No decorrer dos anos vindouros, deve-se, segundo os produtores dos documentos analisados, ir formando, a duras penas, experiências subjetivas que indiquem caminhos e possibilidades de lutar pelos direitos e pela dignidade humana. Teria, então, papel primordial a expansão de modos democráticos de governança em que indivíduos e coletividade fossem construindo novos rearranjos e novas correlações de força. A EDH seria uma forma de fazer com que as pessoas possam ir se “rebelando contra classificações sociais que os aprisionem” (SOARES, 2016, p. 6). Tal processo diz respeito às pessoas e às coletividades ao mesmo tempo.
Ao lerem-se o CEDH, têm-se as mesmas impressões causadas pelas leituras dos RDHs e dos REPTs: são prescrições que indicam, em primeiro lugar, a necessidade de mudar as subjetividades dos excluídos e marginalizados. No entanto, para que isso ocorra, muitas outras pessoas, em melhores condições, teriam de estar envolvidas em projetos e na política; daí, a proposta de governança democrática, que, posta em prática, leve os indivíduos que vivenciam situações de amplíssimo sofrimento social 17 a acreditar que existem mudanças possíveis, não obstante serem muito complexas e difíceis.

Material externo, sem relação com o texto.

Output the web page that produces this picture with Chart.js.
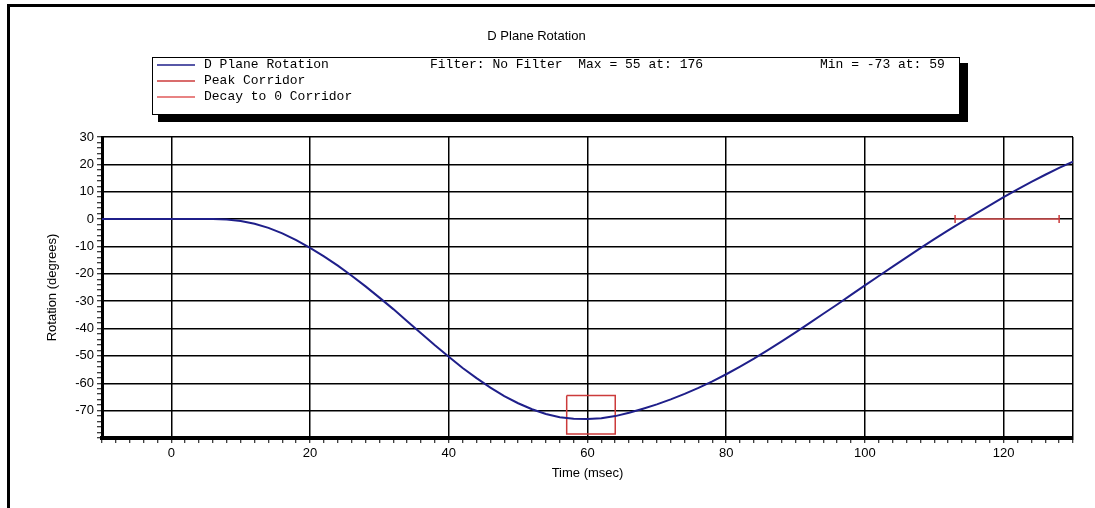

O dado interessante é que nesses três documentos se percebe que há empenho em situar seus diagnósticos e prescrições no âmbito de uma abordagem dos direitos humanos e sociais, o que é uma forma de rechaçar as perspectivas que supostamente defendem que os próprios pobres devem encontrar, individualmente, soluções para seus problemas (ETCHICHURY, 2015). As soluções indicadas pelas ações assinaladas no CEDH são coletivas, se bem que passem por mudanças individuais. “Os direitos humanos ganham [desta forma] seu lugar prioritário, assim como a dignidade da pessoa” (SOARES, 2016, p. 6).